By Margaret Cronin Fisk

(Updates with spokesman’s comment in second paragraph.)

Oct. 25 (Bloomberg) — Texas Attorney General Greg Abbott sent subpoenas to JPMorgan Chase & Co., Bank of America Corp. and seven other banks or loan servicers seeking information about foreclosure practices, a spokesman said.

“The state is subpoenaing information and documents,” Jerry Strickland, the spokesman, said in an interview. He didn’t elaborate. The state also subpoenaed Ally Financial Inc., CitiMortgage Inc. and Wells Fargo & Co.

Abbott began investigating foreclosure practices in Texas following the disclosure of a December deposition in which an employee of Ally’s GMAC Mortgage unit testified that his team signed about 10,000 documents a month without verifying their accuracy. On Oct. 13, all 50 state attorneys general announced a joint investigation of foreclosures.

The Texas subpoenas followed letters sent by Abbott’s office to 30 loan servicers on Oct. 4, asking them to halt foreclosures in the state pending a review of their practices.

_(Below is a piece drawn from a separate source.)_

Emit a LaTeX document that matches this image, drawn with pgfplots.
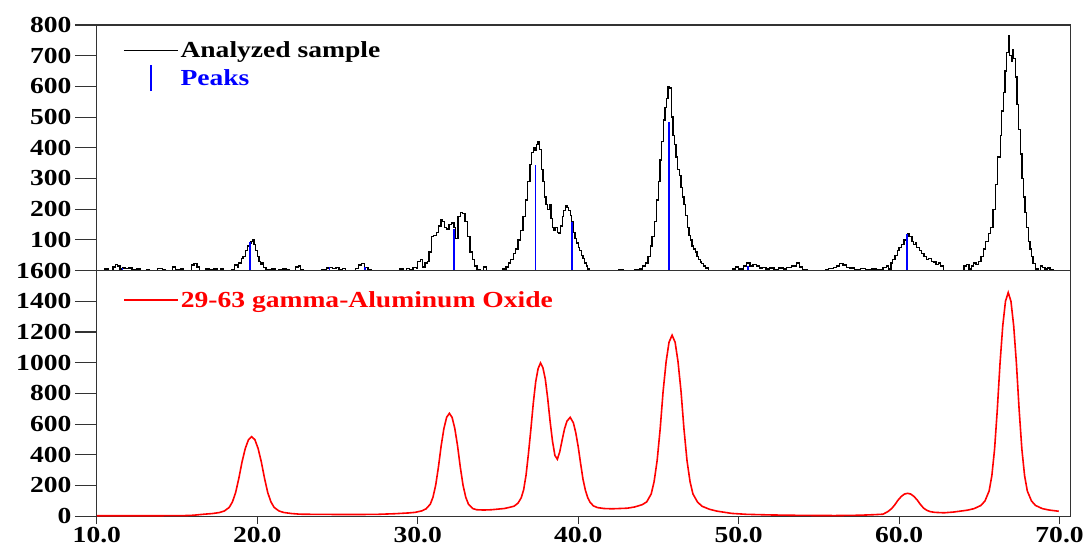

Abbott asked banks then to identify employees who filed faulty affidavits or other documents in the state and identify foreclosures that used such documents. He also asked lenders and servicers to halt all sales of properties previously foreclosed upon and stop all evictions.

Twenty-six of those companies responded to the letters, according to a spreadsheet of answers sent today by Strickland.